After we're shown what the world has become, we're re-introduced to our heroes. Armando (Ricardo Montalban!) the circus owner tours the city with Milo, who is all grown up (and played by Roddy McDowell- Cornelius from the previous films). Only now his name is Caesar, not Milo. I guess it sounded better. There's a scene where he gets to pick his name out of a dictionary, so I thought maybe he chose to change it. But no, Armando clearly calls him Caesar in the early scenes. Oh well. Continuity has never been a high priority for these films.

Caesar is the only Ape who can talk, of course, so he must hide. Armando is captured by the bad guy of the film, Governor Breck. Breck seems to be evil just to be evil. He immediately suspects Armando of having a talking Ape, and tortures him to find it. His motivation isn't as clear as Hasslein's from the previous film. He talks about how he fears an Ape uprising, but it seems to me that would be inevitable. The way he treats Apes, they don't need Caesar to be angry.

Meanwhile, Caesar hides among the incoming Ape shipment, and so we get a thorough education of how badly Apes are treated. Slavery is cruel and evil. Got it.

Eventually, Caesar starts to organize the Apes, although this is never really explained. He goes to various places, hides in the shadows, then gives a fellow Ape "the look." Somehow, they all know what that means. They steal cutlery from the kitchen, steak knives when polishing, butane torches when welding beams. Eventually, they feel the time is right to riot.

The riot scenes are pretty frightening. At night, hundreds of angry Apes in red jumpsuits do not exactly put one at ease. The military is called, but there are just too many of them. They swarm the squads, take the base, and capture the governor. Caesar gives a rousing speech about how the humans will pay for the debasement of the Apes. He claims that Apes can communicate over vast distances, and that tomorrow this riotous scene will be duplicated around the world. Standing tall, leading his fellow Apes against a backdrop of burning buildings against the night sky, Caesar gives the order to destroy Governor Breck, and the gorillas use their guns to beat him to death. The end. Fade to black.

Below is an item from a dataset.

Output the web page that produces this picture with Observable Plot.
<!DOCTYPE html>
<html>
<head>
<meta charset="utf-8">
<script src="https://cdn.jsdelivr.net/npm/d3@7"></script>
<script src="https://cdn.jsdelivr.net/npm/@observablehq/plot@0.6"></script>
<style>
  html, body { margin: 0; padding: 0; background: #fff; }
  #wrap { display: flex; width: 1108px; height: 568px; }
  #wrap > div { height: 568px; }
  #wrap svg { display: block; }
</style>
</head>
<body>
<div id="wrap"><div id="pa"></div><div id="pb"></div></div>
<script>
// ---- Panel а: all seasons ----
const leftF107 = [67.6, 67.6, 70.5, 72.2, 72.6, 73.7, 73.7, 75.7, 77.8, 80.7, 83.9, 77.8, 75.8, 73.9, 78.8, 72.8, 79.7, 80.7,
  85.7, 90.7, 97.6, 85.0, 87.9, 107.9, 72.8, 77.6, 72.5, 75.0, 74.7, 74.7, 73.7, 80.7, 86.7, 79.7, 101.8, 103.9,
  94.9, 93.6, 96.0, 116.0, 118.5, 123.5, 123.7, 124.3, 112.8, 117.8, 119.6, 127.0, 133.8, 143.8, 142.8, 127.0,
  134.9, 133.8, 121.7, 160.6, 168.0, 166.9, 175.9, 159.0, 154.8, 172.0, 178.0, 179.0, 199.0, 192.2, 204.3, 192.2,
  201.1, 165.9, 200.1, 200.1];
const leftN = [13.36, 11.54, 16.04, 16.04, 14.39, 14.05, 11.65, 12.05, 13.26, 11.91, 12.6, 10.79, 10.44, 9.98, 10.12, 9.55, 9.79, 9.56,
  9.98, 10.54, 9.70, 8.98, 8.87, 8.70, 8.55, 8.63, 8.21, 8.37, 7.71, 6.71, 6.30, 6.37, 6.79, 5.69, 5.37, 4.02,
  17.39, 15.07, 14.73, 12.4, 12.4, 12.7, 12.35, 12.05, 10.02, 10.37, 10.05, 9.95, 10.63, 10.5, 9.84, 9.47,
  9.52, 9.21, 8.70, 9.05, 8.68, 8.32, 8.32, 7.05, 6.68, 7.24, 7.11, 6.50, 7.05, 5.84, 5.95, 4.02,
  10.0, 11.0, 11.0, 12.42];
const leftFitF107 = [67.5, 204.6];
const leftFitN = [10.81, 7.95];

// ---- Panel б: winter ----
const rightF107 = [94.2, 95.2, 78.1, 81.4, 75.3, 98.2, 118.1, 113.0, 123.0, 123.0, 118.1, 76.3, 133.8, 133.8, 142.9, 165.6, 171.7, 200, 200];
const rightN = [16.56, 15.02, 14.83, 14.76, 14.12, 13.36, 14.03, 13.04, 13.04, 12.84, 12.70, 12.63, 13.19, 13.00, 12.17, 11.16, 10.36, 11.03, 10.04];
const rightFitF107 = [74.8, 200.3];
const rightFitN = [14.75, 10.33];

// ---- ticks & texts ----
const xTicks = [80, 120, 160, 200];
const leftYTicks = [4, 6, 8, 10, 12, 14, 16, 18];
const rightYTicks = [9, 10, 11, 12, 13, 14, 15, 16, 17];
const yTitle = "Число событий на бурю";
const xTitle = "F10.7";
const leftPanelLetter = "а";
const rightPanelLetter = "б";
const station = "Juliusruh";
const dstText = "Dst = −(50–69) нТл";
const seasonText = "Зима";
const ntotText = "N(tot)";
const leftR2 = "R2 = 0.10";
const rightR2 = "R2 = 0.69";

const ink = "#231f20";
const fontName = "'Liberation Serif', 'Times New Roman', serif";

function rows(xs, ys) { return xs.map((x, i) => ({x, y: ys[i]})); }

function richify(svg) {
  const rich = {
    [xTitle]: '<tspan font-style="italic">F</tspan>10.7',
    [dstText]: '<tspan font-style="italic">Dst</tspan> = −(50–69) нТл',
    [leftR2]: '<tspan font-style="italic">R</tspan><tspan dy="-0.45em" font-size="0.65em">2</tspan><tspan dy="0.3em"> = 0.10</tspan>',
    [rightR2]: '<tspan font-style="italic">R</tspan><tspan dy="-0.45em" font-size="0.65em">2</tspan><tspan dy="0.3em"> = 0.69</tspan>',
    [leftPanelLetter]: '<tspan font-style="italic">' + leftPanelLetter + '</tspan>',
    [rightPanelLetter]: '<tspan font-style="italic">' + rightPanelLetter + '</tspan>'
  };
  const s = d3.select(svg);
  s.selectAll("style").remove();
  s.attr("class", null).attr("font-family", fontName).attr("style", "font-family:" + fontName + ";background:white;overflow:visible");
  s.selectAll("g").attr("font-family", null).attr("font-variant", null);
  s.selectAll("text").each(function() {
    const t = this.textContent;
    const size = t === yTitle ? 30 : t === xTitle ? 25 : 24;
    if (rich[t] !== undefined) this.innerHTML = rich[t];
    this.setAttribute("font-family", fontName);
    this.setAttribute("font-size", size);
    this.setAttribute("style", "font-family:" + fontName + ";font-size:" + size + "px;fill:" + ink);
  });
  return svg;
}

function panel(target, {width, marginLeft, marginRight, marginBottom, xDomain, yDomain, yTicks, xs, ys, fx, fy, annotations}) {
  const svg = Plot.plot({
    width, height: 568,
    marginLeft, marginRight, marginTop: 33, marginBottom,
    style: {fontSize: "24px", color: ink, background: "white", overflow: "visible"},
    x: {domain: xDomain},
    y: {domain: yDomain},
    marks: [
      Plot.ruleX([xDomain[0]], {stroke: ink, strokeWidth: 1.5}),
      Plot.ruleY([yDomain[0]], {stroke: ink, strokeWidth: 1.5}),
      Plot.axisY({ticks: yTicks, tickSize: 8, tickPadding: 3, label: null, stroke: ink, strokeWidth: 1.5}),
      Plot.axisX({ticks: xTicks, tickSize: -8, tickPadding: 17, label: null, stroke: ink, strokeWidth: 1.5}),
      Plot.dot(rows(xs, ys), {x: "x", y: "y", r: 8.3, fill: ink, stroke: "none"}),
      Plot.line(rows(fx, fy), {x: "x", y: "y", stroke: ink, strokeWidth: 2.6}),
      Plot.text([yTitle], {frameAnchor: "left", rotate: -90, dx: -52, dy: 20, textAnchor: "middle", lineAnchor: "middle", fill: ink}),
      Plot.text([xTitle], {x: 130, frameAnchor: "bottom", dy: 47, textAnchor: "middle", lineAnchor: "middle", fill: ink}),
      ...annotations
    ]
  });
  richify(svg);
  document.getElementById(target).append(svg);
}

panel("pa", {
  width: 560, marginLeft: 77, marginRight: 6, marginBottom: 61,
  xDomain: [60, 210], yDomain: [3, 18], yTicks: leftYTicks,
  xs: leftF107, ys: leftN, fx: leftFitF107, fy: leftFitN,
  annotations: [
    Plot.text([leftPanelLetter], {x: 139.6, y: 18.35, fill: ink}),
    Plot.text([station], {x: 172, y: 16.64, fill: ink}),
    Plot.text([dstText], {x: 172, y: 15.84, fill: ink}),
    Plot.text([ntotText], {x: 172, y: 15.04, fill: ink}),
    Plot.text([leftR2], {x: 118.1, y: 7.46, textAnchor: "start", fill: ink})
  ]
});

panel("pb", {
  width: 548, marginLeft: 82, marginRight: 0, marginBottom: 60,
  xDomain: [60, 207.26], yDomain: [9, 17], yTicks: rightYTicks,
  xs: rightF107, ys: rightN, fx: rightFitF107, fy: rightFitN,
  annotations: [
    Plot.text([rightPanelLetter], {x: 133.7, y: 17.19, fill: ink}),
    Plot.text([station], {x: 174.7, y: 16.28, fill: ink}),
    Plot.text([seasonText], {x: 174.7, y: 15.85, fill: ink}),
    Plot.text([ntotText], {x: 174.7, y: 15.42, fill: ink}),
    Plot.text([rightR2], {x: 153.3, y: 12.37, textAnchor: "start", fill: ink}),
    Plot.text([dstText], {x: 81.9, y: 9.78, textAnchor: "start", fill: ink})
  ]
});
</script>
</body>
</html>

Or not. That ending seemed too pessimistic, and might have also given it a more restrictive rating, so they tacked on a few more minutes. At the very moment I describe above where it should have ended, a female chimpanzee struggles to utter the word, "No." Caesar hears it and changes his mind. He appends his speech with an extra paragraph about how instead, the Apes will be more "humane" than the humans. Rather than shoot new footage, they use close-ups of his eyes, and roll the film backwards to show the gorillas withdrawing their rifle butts. All the Apes still go crazy, the buildings still burn in the night, and the fade to black is accompanied by their screams as the credits roll until they fade to silence.

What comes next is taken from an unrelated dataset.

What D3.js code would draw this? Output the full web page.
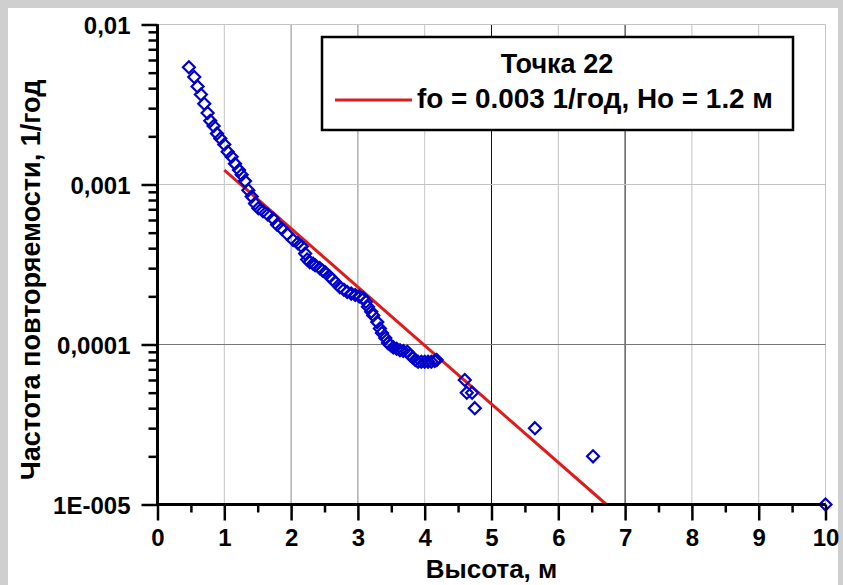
<!DOCTYPE html>
<html>
<head>
<meta charset="utf-8">
<script src="https://cdn.jsdelivr.net/npm/d3@7"></script>
<style>
  html, body { margin: 0; padding: 0; background: #cfcfcf; }
  svg { display: block; }
  text { font-family: "Liberation Sans", Arial, sans-serif; font-weight: bold; fill: #000; }
</style>
</head>
<body>
<svg id="chart" width="843" height="585"></svg>
<script>
// observed points: height (m) and exceedance frequency (1/year)
const heights = [
  0.47, 0.55, 0.60, 0.65, 0.70, 0.75, 0.79, 0.84, 0.89, 0.94, 1.00, 1.05, 1.11, 1.16, 1.22, 1.26,
  1.31, 1.36, 1.41, 1.46, 1.51, 1.58, 1.65, 1.73, 1.79, 1.86, 1.94, 2.03, 2.10, 2.16, 2.21, 2.24,
  2.28, 2.33, 2.36, 2.43, 2.47, 2.51, 2.58, 2.62, 2.66, 2.73, 2.79, 2.84, 2.90, 2.96, 3.02, 3.08,
  3.12, 3.15, 3.20, 3.23, 3.29, 3.33, 3.36, 3.41, 3.45, 3.49, 3.53, 3.58, 3.63, 3.68, 3.74, 3.78,
  3.82, 3.86, 3.90, 3.95, 4.00, 4.05, 4.10, 4.15, 4.18,
  4.60, 4.63, 4.71, 4.75, 5.65, 6.52, 10.0
];
const freqs = [
  5.4e-3, 4.7e-3, 4.1e-3, 3.65e-3, 3.2e-3, 2.8e-3, 2.5e-3, 2.32e-3, 2.08e-3, 1.94e-3, 1.78e-3, 1.6e-3, 1.49e-3, 1.35e-3, 1.23e-3, 1.15e-3,
  1.05e-3, 9.2e-4, 8.4e-4, 7.6e-4, 7.1e-4, 6.8e-4, 6.5e-4, 6.1e-4, 5.6e-4, 5.3e-4, 4.9e-4, 4.5e-4, 4.3e-4, 4.1e-4, 3.7e-4, 3.4e-4,
  3.27e-4, 3.2e-4, 3.13e-4, 3.0e-4, 2.9e-4, 2.83e-4, 2.65e-4, 2.55e-4, 2.45e-4, 2.28e-4, 2.2e-4, 2.13e-4, 2.08e-4, 2.04e-4, 2.0e-4, 1.95e-4,
  1.85e-4, 1.72e-4, 1.6e-4, 1.52e-4, 1.38e-4, 1.26e-4, 1.18e-4, 1.1e-4, 1.02e-4, 9.9e-5, 9.6e-5, 9.4e-5, 9.2e-5, 9.1e-5, 9.0e-5, 8.6e-5,
  8.3e-5, 8.0e-5, 7.8e-5, 7.8e-5, 7.8e-5, 7.8e-5, 7.8e-5, 7.9e-5, 8.0e-5,
  6e-5, 5e-5, 5e-5, 4e-5, 3e-5, 2e-5, 1e-5
];
// fitted line fo = 0.003 1/год, Ho = 1.2 м (end points)
const fitH = [1.0, 6.72];
const fitF = [1.23e-3, 1e-5];

const xTicks = [0, 1, 2, 3, 4, 5, 6, 7, 8, 9, 10];
const yTicks = [1e-2, 1e-3, 1e-4, 1e-5];
const yTickLabels = ["0,01", "0,001", "0,0001", "1E-005"];
const legendTitle = "Точка 22";
const legendLabel = "fo = 0.003 1/год, Ho = 1.2 м";
const xTitle = "Высота, м";
const yTitle = "Частота повторяемости, 1/год";

const svg = d3.select("#chart");
const pLeft = 157.5, pRight = 825.5, pTop = 24.5, pBottom = 504.5;

const x = d3.scaleLinear().domain([0, 10]).range([pLeft, pRight]);
const y = d3.scaleLog().domain([1e-5, 1e-2]).range([pBottom, pTop]);

// white panel
svg.append("rect").attr("x", 8).attr("y", 8).attr("width", 830).attr("height", 590).attr("fill", "#fff");

// grid
const vColor = v => (v === 5 || v === 7) ? "#111" : (v === 2 || v === 3) ? "#888" : "#c4c4c4";
svg.append("g").selectAll("line").data(xTicks.filter(d => d > 0)).join("line")
  .attr("x1", d => x(d)).attr("x2", d => x(d)).attr("y1", pTop).attr("y2", pBottom)
  .attr("stroke", vColor).attr("stroke-width", 1);
const hColor = v => v === 1e-4 ? "#777" : "#c4c4c4";
svg.append("g").selectAll("line").data(yTicks.filter(d => d > 1e-5)).join("line")
  .attr("x1", pLeft).attr("x2", pRight).attr("y1", d => y(d)).attr("y2", d => y(d))
  .attr("stroke", hColor).attr("stroke-width", 1);

// legend box
const lg = svg.append("g");
lg.append("rect").attr("x", 322).attr("y", 37).attr("width", 471).attr("height", 93)
  .attr("fill", "#fff").attr("stroke", "#000").attr("stroke-width", 2.5);
lg.append("text").attr("x", 557).attr("y", 73).attr("text-anchor", "middle")
  .style("font-size", "27px").text(legendTitle);
lg.append("line").attr("x1", 335).attr("x2", 412).attr("y1", 100).attr("y2", 100)
  .attr("stroke", "#dd1c1c").attr("stroke-width", 3);
lg.append("text").attr("x", 417).attr("y", 108).style("font-size", "27px")
  .attr("textLength", 356).attr("lengthAdjust", "spacingAndGlyphs").text(legendLabel);

// fitted line
svg.append("path")
  .datum(fitH.map((h, i) => [h, fitF[i]]))
  .attr("d", d3.line().x(d => x(d[0])).y(d => y(d[1])))
  .attr("fill", "none").attr("stroke", "#dd1c1c").attr("stroke-width", 3);

// diamonds
const r = 6;
svg.append("g").selectAll("path").data(heights.map((h, i) => [h, freqs[i]])).join("path")
  .attr("d", d => `M${x(d[0])},${y(d[1]) - r}L${x(d[0]) + r},${y(d[1])}L${x(d[0])},${y(d[1]) + r}L${x(d[0]) - r},${y(d[1])}Z`)
  .attr("fill", "none").attr("stroke", "#0000cc").attr("stroke-width", 2.2);

// y axis
const yAxis = svg.append("g").attr("transform", `translate(${pLeft},0)`);
const yMinor = [];
for (let e = -5; e < -2; e++) for (let m = 2; m <= 9; m++) yMinor.push(m * Math.pow(10, e));
yAxis.call(d3.axisLeft(y).tickValues(yMinor).tickSize(9).tickFormat(""));
yAxis.append("g").call(d3.axisLeft(y).tickValues(yTicks).tickSize(16).tickPadding(11)
  .tickFormat((d, i) => yTickLabels[i]));
yAxis.selectAll(".domain").attr("stroke", "#000").attr("stroke-width", 3).attr("d", `M0,${pTop}V${pBottom}`);
yAxis.selectAll(".tick line").attr("stroke", "#000").attr("stroke-width", 2.5);
yAxis.selectAll(".tick text").style("font-size", "24px").attr("dy", "0.36em");

// x axis
const xAxis = svg.append("g").attr("transform", `translate(0,${pBottom})`);
xAxis.call(d3.axisBottom(x).tickValues(d3.range(0.5, 10, 1)).tickSize(8).tickFormat(""));
xAxis.append("g").call(d3.axisBottom(x).tickValues(xTicks).tickSize(16).tickPadding(8).tickFormat(d3.format("d")));
xAxis.selectAll(".domain").attr("stroke", "#000").attr("stroke-width", 3).attr("d", `M${pLeft},0H${pRight}`);
xAxis.selectAll(".tick line").attr("stroke", "#000").attr("stroke-width", 2.5);
xAxis.selectAll(".tick text").style("font-size", "24px");

// axis titles
svg.append("text").attr("x", (pLeft + pRight) / 2).attr("y", 578).attr("text-anchor", "middle")
  .style("font-size", "26px").text(xTitle);
svg.append("text").attr("transform", "translate(40,280) rotate(-90)").attr("text-anchor", "middle")
  .style("font-size", "27px").text(yTitle);
</script>
</body>
</html>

The one, three-letter word I've been using to start all these reviews is very appropriate here. Not only is this the most angry and aggressive of the Ape movies I've seen so far, but that's exactly how I feel about the edits. I realize that most people don't take the Ape movies seriously, but it would be nice if the filmmakers did. This movie is pretty one-note, talking about the horrors of slavery. Why soften it? The Apes are abused and oppressed, but when they get their just revolution, their violence is restricted. That double-standard bothered me.

I thought the movie was okay, but it didn't try to be very much. As I said at the beginning, it's just filling in the gaps our imaginations had already filled. There were no twists or reversals or reveals. Everything went along pretty much as we knew it would, so therefore it wasn't very surprising. But that doesn't necessarily mean it wasn't entertaining. It could have been much better if it had stuck to its ideals and been horrific not just for the slaves, but also the overturned masters.